Output all entries verbatim. Skip pictures.

#### DATA LISTING

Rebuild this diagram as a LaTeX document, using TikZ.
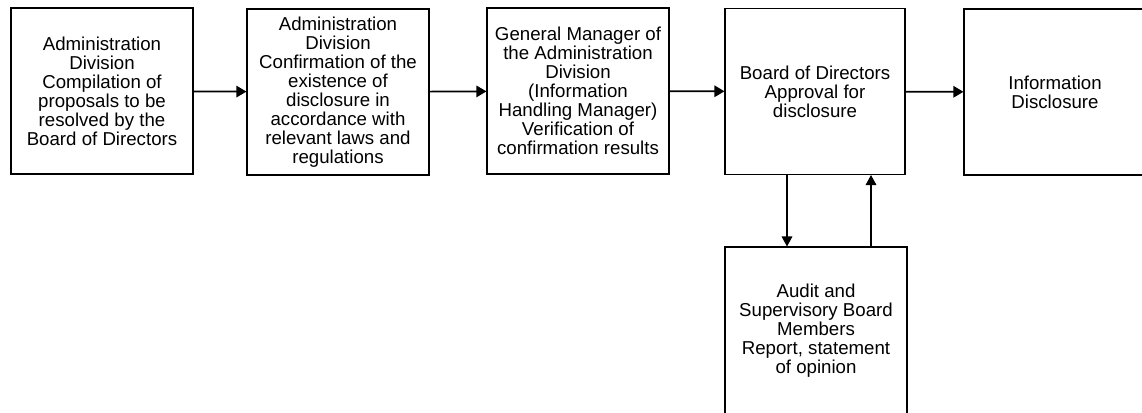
\documentclass[tikz,border=0pt]{standalone}
\usepackage{fontspec}
\setmainfont{Liberation Sans}
\usetikzlibrary{arrows.meta}

\begin{document}
\begin{tikzpicture}[x=0.75pt, y=-0.75pt,
			box/.style={draw, line width=0.8pt, rectangle, minimum width=136.5pt, minimum height=124.5pt, align=center, inner sep=0pt, font=\fontsize{14}{14.25}\selectfont},
			flow/.style={-{Triangle[length=7.5pt,width=8.5pt]}, line width=1.3pt},
			back/.style={-{Triangle[length=7.5pt,width=8pt]}, line width=0.8pt}]
			\useasboundingbox (0,0) rectangle (1142,412);
			\clip (0,0) rectangle (1142,412);
			\node [box] (b1) at (102, 91) {Administration\\Division\\Compilation of\\proposals to be\\resolved by the\\Board of Directors};
			\node [box] (b2) at (338, 92) {Administration\\Division\\Confirmation of the\\existence of\\disclosure in\\accordance with\\relevant laws and\\regulations};
			\node [box] (b3) at (578, 91) {General Manager of\\the Administration\\Division\\(Information\\Handling Manager)\\Verification of\\confirmation results};
			\node [box, minimum width=135pt] (b4) at (815, 91.5) {Board of Directors\\Approval for\\disclosure};
			\node [box] (b5) at (1055, 92) {Information\\Disclosure};
			\node [box, minimum height=126pt] (b6) at (816, 331) {Audit and\\Supervisory Board\\Members\\Report, statement\\of opinion};
			\draw [flow] (b1) -- (b2);
			\draw [flow] (b2) -- (b3);
			\draw [flow] (b3) -- (b4);
			\draw [flow] (b4) -- (b5);
			\draw [back] ([xshift=-21pt]b4.south) -- ([xshift=-21.75pt]b6.north);
			\draw [back] ([xshift=41.25pt]b6.north) -- ([xshift=42pt]b4.south);
\end{tikzpicture}
\end{document}
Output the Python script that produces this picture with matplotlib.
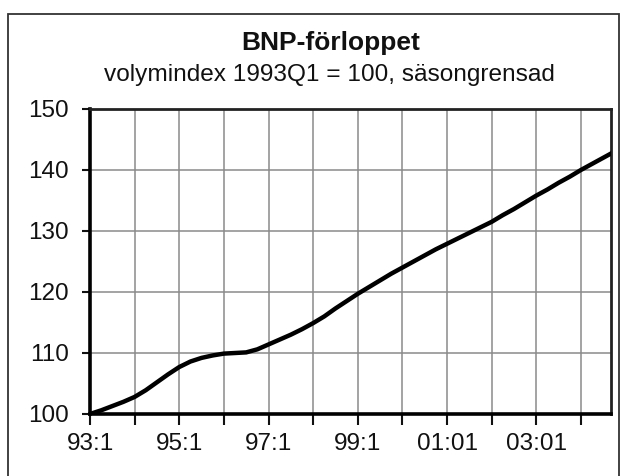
import matplotlib
matplotlib.use("Agg")
import matplotlib.pyplot as plt
from matplotlib.patches import Rectangle
import numpy as np

plt.rcParams['font.family'] = ['Liberation Sans', 'DejaVu Sans']

title = "BNP-förloppet"
subtitle = "volymindex 1993Q1 = 100, säsongrensad"

# quarterly GDP volume index 1993Q1 .. 2004Q4
bnp = [100.0, 100.6, 101.3, 102.0,
       102.8, 103.9, 105.2, 106.5,
       107.7, 108.6, 109.2, 109.6,
       109.9, 110.0, 110.1, 110.6,
       111.4, 112.2, 113.0, 113.9,
       114.9, 116.0, 117.3, 118.5,
       119.7, 120.8, 121.9, 123.0,
       124.0, 125.0, 126.0, 127.0,
       127.9, 128.8, 129.7, 130.6,
       131.5, 132.6, 133.6, 134.7,
       135.8, 136.8, 137.9, 138.9,
       140.0, 141.0, 142.0, 143.0]
tick_labels = ["93:1", "95:1", "97:1", "99:1", "01:01", "03:01"]
yticks = [100, 110, 120, 130, 140, 150]

W, H = 622, 476
fig = plt.figure(figsize=(W / 100, H / 100), dpi=100)

# outer frame
fig.patches.append(Rectangle((8 / W, -0.05), (619 - 8) / W, (H - 14) / H + 0.05,
                             transform=fig.transFigure, fill=False,
                             edgecolor='#333333', linewidth=1.3))

ax = fig.add_axes([90 / W, 1 - 414 / H, (611 - 90) / W, (414 - 109) / H])
x = np.arange(len(bnp))
ax.plot(x, bnp, color='black', lw=3.2, solid_capstyle='round', zorder=3)

ax.set_xlim(0, 46.7)
ax.set_ylim(100, 150)
ax.set_yticks(yticks)
ax.set_xticks(np.arange(0, 47, 4), minor=True)
ax.set_xticks(np.arange(0, 47, 8))
ax.set_xticklabels(tick_labels)
ax.grid(True, which='both', color='#8a8a8a', lw=1.1)
ax.set_axisbelow(True)

ax.tick_params(axis='y', direction='out', length=6, width=1.5, pad=9,
               labelsize=17.5, colors='#111111')
ax.tick_params(axis='x', which='both', direction='out', length=8, width=1.5,
               pad=6, labelsize=17.5, colors='#111111')

for s in ['left', 'bottom']:
    ax.spines[s].set_linewidth(2.6)
    ax.spines[s].set_color('black')
for s in ['top', 'right']:
    ax.spines[s].set_linewidth(2.0)
    ax.spines[s].set_color('#222222')

fig.text(331 / W, 1 - 43 / H, title, ha='center', va='center',
         fontsize=19, fontweight='bold', color='#111111')
fig.text(329 / W, 1 - 75 / H, subtitle, ha='center', va='center',
         fontsize=17.6, color='#111111')

fig.savefig("out.png", dpi=100)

########

◆ **REPLY TO THE EXERCISE**
Rebuild this diagram as a LaTeX document, using TikZ.
\documentclass[tikz,border=0pt]{standalone}
\usepackage{fontspec}
\setmainfont{Liberation Sans}
\usetikzlibrary{arrows.meta}

\begin{document}
\begin{tikzpicture}[x=0.75pt, y=-0.75pt,
			box/.style={draw, line width=0.8pt, rectangle, minimum width=136.5pt, minimum height=124.5pt, align=center, inner sep=0pt, font=\fontsize{14}{14.25}\selectfont},
			flow/.style={-{Triangle[length=7.5pt,width=8.5pt]}, line width=1.3pt},
			back/.style={-{Triangle[length=7.5pt,width=8pt]}, line width=0.8pt}]
			\useasboundingbox (0,0) rectangle (1142,412);
			\clip (0,0) rectangle (1142,412);
			\node [box] (b1) at (102, 91) {Administration\\Division\\Compilation of\\proposals to be\\resolved by the\\Board of Directors};
			\node [box] (b2) at (338, 92) {Administration\\Division\\Confirmation of the\\existence of\\disclosure in\\accordance with\\relevant laws and\\regulations};
			\node [box] (b3) at (578, 91) {General Manager of\\the Administration\\Division\\(Information\\Handling Manager)\\Verification of\\confirmation results};
			\node [box, minimum width=135pt] (b4) at (815, 91.5) {Board of Directors\\Approval for\\disclosure};
			\node [box] (b5) at (1055, 92) {Information\\Disclosure};
			\node [box, minimum height=126pt] (b6) at (816, 331) {Audit and\\Supervisory Board\\Members\\Report, statement\\of opinion};
			\draw [flow] (b1) -- (b2);
			\draw [flow] (b2) -- (b3);
			\draw [flow] (b3) -- (b4);
			\draw [flow] (b4) -- (b5);
			\draw [back] ([xshift=-21pt]b4.south) -- ([xshift=-21.75pt]b6.north);
			\draw [back] ([xshift=41.25pt]b6.north) -- ([xshift=42pt]b4.south);
\end{tikzpicture}
\end{document}
Output the Python script that produces this picture with matplotlib.
import matplotlib
matplotlib.use("Agg")
import matplotlib.pyplot as plt
from matplotlib.patches import Rectangle
import numpy as np

plt.rcParams['font.family'] = ['Liberation Sans', 'DejaVu Sans']

title = "BNP-förloppet"
subtitle = "volymindex 1993Q1 = 100, säsongrensad"

# quarterly GDP volume index 1993Q1 .. 2004Q4
bnp = [100.0, 100.6, 101.3, 102.0,
       102.8, 103.9, 105.2, 106.5,
       107.7, 108.6, 109.2, 109.6,
       109.9, 110.0, 110.1, 110.6,
       111.4, 112.2, 113.0, 113.9,
       114.9, 116.0, 117.3, 118.5,
       119.7, 120.8, 121.9, 123.0,
       124.0, 125.0, 126.0, 127.0,
       127.9, 128.8, 129.7, 130.6,
       131.5, 132.6, 133.6, 134.7,
       135.8, 136.8, 137.9, 138.9,
       140.0, 141.0, 142.0, 143.0]
tick_labels = ["93:1", "95:1", "97:1", "99:1", "01:01", "03:01"]
yticks = [100, 110, 120, 130, 140, 150]

W, H = 622, 476
fig = plt.figure(figsize=(W / 100, H / 100), dpi=100)

# outer frame
fig.patches.append(Rectangle((8 / W, -0.05), (619 - 8) / W, (H - 14) / H + 0.05,
                             transform=fig.transFigure, fill=False,
                             edgecolor='#333333', linewidth=1.3))

ax = fig.add_axes([90 / W, 1 - 414 / H, (611 - 90) / W, (414 - 109) / H])
x = np.arange(len(bnp))
ax.plot(x, bnp, color='black', lw=3.2, solid_capstyle='round', zorder=3)

ax.set_xlim(0, 46.7)
ax.set_ylim(100, 150)
ax.set_yticks(yticks)
ax.set_xticks(np.arange(0, 47, 4), minor=True)
ax.set_xticks(np.arange(0, 47, 8))
ax.set_xticklabels(tick_labels)
ax.grid(True, which='both', color='#8a8a8a', lw=1.1)
ax.set_axisbelow(True)

ax.tick_params(axis='y', direction='out', length=6, width=1.5, pad=9,
               labelsize=17.5, colors='#111111')
ax.tick_params(axis='x', which='both', direction='out', length=8, width=1.5,
               pad=6, labelsize=17.5, colors='#111111')

for s in ['left', 'bottom']:
    ax.spines[s].set_linewidth(2.6)
    ax.spines[s].set_color('black')
for s in ['top', 'right']:
    ax.spines[s].set_linewidth(2.0)
    ax.spines[s].set_color('#222222')

fig.text(331 / W, 1 - 43 / H, title, ha='center', va='center',
         fontsize=19, fontweight='bold', color='#111111')
fig.text(329 / W, 1 - 75 / H, subtitle, ha='center', va='center',
         fontsize=17.6, color='#111111')

fig.savefig("out.png", dpi=100)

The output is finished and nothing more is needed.